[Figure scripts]
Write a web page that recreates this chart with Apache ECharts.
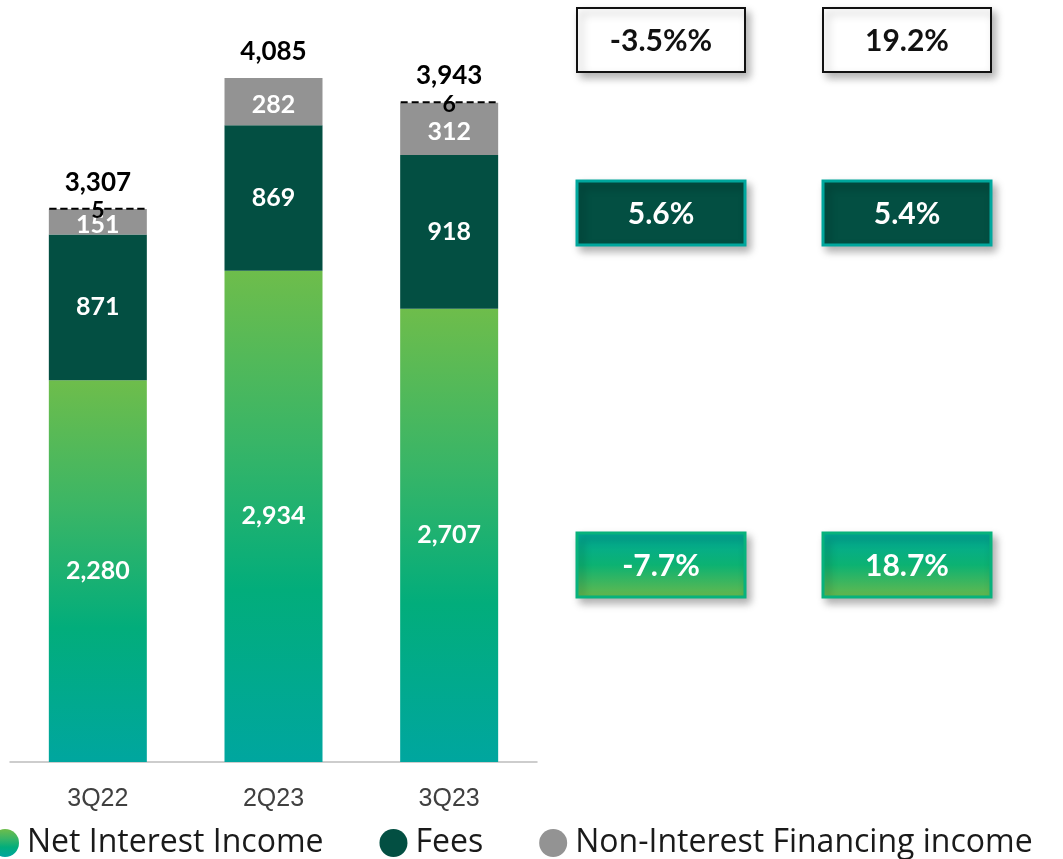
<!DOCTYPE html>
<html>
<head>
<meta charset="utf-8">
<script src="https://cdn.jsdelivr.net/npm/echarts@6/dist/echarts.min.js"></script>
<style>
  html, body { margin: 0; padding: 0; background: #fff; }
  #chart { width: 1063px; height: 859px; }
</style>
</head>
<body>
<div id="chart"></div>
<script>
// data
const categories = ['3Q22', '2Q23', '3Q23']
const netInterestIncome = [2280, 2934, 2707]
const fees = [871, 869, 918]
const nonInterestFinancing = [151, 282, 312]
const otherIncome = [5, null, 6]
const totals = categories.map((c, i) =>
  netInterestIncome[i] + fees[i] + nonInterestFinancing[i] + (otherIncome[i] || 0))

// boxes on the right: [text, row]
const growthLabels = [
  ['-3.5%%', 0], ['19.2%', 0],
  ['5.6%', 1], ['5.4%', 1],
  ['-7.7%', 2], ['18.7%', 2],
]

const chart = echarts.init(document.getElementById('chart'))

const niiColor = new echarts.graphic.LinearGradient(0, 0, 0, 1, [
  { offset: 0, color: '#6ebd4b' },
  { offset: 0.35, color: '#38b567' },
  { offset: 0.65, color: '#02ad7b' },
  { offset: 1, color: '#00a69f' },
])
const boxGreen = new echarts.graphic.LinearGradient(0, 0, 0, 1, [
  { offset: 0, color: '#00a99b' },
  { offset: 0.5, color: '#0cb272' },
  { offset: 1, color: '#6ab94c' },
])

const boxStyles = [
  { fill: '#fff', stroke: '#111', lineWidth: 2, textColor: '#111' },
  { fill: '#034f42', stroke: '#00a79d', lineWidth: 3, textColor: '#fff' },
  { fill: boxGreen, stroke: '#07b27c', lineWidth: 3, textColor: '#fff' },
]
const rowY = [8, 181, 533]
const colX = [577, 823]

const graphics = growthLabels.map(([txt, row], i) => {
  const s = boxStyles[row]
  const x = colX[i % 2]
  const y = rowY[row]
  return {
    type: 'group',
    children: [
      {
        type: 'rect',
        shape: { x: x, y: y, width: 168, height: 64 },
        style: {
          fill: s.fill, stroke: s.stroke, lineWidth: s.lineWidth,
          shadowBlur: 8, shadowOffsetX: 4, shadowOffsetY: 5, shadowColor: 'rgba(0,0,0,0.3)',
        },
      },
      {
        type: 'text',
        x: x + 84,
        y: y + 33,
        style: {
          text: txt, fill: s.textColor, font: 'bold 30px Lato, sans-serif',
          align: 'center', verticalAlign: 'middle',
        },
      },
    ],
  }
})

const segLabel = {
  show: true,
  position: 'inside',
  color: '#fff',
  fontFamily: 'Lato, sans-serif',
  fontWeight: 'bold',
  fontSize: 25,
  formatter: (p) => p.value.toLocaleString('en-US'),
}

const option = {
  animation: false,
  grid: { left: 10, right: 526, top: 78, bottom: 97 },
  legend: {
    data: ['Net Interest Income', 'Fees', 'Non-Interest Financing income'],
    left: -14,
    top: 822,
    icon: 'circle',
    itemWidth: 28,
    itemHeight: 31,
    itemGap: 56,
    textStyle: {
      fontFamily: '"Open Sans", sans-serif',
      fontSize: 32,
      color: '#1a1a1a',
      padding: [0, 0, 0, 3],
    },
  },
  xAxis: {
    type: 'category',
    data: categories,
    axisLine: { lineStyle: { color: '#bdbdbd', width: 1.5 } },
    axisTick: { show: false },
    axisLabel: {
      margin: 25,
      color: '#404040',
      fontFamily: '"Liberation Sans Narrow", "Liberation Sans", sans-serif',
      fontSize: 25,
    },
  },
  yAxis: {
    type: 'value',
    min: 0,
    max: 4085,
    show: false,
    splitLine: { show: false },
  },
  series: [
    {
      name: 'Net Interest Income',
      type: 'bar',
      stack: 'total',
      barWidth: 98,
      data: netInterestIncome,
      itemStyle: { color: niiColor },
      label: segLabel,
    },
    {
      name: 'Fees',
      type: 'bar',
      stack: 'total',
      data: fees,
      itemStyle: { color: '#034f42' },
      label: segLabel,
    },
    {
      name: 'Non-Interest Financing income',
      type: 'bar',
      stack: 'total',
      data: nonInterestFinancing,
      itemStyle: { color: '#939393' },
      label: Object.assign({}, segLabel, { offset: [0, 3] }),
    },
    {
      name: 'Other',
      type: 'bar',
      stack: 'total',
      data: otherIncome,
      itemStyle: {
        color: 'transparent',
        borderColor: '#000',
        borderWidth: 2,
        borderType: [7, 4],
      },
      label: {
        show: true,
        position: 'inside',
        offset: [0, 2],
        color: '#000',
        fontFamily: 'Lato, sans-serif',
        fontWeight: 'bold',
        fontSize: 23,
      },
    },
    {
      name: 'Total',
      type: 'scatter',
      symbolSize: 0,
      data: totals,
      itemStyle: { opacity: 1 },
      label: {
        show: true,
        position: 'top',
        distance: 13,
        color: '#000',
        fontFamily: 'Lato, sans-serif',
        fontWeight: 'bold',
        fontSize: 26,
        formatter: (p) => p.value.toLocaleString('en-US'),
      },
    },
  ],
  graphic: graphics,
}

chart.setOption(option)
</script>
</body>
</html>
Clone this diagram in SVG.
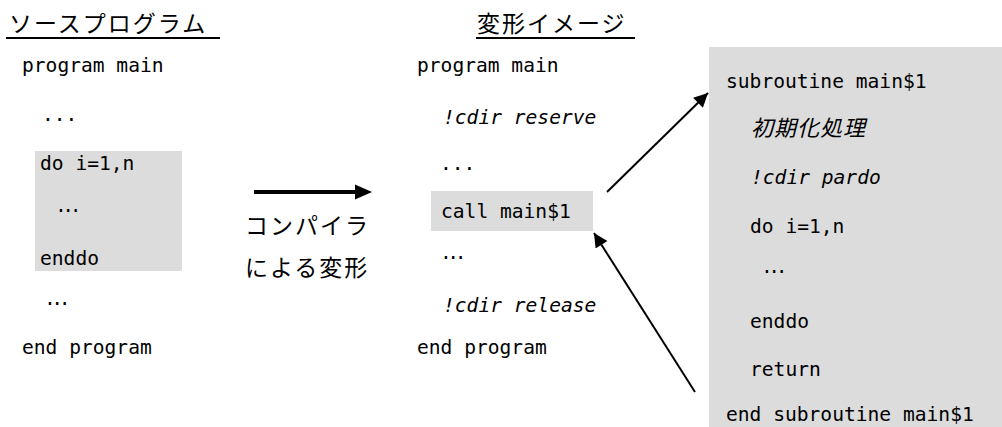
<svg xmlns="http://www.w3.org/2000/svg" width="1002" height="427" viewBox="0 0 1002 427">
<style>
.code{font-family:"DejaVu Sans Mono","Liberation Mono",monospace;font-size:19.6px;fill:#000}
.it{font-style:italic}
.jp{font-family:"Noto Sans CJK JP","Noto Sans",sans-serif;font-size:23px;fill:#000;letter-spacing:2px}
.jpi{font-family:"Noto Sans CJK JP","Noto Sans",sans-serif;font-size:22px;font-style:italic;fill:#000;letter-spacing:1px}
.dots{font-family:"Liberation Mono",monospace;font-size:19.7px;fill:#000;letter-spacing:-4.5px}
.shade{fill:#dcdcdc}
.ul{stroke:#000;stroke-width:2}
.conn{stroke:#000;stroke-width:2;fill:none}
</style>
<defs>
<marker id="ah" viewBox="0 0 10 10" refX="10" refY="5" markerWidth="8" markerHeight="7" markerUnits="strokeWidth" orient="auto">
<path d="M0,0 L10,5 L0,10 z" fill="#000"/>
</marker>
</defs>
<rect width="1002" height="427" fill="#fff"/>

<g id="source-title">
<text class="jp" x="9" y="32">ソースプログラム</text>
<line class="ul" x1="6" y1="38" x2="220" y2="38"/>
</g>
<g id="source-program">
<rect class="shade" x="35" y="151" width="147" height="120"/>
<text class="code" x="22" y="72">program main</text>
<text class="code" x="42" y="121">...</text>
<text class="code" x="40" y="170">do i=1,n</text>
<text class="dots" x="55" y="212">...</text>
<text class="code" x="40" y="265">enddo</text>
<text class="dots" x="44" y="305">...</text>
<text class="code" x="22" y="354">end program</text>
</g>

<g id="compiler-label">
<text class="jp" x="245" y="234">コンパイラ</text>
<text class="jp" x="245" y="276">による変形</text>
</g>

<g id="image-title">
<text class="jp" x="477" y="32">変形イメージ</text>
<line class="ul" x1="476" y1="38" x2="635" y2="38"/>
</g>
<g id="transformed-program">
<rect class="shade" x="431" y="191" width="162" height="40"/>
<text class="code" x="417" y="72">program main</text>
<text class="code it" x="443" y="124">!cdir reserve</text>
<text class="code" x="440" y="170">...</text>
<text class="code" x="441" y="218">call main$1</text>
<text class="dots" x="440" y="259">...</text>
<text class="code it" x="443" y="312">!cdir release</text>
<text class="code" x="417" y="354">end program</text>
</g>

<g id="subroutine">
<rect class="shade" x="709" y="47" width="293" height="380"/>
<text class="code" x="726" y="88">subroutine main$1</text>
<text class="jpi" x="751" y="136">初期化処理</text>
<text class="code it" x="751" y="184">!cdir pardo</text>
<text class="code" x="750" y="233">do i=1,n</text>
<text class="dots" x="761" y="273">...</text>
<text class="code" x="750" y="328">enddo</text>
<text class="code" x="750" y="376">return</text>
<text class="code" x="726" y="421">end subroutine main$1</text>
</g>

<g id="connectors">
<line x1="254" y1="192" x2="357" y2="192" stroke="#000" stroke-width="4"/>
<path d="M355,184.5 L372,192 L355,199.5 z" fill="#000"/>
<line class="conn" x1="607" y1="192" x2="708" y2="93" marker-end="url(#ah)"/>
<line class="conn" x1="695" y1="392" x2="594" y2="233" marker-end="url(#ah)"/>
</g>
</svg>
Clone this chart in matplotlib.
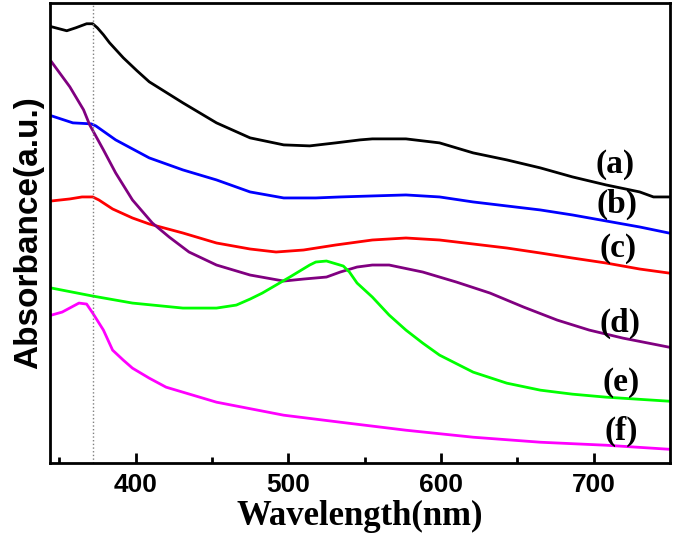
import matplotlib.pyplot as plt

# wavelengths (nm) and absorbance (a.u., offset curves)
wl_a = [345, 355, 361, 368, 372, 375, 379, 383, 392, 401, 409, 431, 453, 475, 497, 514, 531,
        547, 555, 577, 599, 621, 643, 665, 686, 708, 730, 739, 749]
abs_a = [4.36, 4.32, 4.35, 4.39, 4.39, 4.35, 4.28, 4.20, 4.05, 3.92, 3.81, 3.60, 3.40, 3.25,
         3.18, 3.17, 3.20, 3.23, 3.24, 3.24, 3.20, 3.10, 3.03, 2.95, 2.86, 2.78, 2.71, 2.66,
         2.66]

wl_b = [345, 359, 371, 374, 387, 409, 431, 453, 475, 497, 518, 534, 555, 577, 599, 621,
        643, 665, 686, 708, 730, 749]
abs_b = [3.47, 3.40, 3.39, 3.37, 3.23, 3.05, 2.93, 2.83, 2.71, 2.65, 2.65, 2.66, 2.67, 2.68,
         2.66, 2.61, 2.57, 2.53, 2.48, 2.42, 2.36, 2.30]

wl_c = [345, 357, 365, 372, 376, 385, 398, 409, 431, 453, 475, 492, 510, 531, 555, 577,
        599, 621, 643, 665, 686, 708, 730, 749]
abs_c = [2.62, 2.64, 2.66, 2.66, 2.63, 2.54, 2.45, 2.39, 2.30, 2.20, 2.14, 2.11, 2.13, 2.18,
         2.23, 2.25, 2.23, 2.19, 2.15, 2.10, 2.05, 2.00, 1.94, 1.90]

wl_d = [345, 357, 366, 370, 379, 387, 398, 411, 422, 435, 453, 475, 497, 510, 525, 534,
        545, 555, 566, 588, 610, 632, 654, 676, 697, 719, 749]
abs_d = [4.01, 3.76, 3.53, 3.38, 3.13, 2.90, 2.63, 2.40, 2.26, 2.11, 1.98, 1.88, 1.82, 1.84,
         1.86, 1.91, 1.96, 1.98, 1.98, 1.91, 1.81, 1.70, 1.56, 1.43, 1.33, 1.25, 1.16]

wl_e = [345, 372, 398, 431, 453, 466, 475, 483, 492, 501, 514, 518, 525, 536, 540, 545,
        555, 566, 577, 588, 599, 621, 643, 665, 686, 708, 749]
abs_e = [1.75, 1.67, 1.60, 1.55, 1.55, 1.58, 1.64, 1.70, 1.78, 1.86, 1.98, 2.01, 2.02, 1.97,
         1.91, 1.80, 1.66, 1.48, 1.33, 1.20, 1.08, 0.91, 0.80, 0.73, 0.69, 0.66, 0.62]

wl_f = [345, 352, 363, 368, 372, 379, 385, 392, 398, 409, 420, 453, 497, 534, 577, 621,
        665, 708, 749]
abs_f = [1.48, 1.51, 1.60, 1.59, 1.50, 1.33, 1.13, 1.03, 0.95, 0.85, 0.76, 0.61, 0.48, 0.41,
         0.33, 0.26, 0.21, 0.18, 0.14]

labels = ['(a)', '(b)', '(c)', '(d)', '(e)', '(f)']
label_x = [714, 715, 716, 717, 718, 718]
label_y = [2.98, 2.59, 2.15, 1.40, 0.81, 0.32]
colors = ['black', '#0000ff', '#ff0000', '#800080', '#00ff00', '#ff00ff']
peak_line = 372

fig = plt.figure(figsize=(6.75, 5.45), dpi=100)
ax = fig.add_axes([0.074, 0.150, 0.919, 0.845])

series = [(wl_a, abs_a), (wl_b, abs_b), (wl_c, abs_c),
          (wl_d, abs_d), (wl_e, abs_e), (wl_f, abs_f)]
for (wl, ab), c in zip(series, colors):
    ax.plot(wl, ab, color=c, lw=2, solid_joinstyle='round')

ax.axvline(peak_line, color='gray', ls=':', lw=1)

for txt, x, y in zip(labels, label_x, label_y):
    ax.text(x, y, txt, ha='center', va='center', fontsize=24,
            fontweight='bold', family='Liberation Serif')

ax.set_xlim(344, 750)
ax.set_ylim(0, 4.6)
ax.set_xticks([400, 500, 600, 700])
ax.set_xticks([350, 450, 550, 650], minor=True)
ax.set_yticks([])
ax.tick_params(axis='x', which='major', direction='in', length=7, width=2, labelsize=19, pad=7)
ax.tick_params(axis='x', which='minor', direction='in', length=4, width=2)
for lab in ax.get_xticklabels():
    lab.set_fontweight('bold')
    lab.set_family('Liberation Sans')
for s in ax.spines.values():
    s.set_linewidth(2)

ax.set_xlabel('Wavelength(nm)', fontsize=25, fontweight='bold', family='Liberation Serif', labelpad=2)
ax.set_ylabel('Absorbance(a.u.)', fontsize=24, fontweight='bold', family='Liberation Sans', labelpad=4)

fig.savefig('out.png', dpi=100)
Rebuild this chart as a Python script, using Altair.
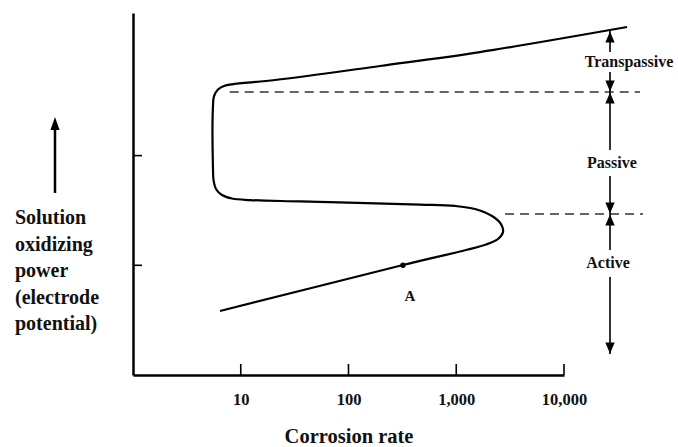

Description of the task: Pick out the part that begins with the line containing "Clone this chart in matplotlib." and finishes with the line containing "import matplotlib.pyplot as plt", both included. Restate it exactly, without images.

Task solution:
Clone this chart in matplotlib.
import matplotlib.pyplot as plt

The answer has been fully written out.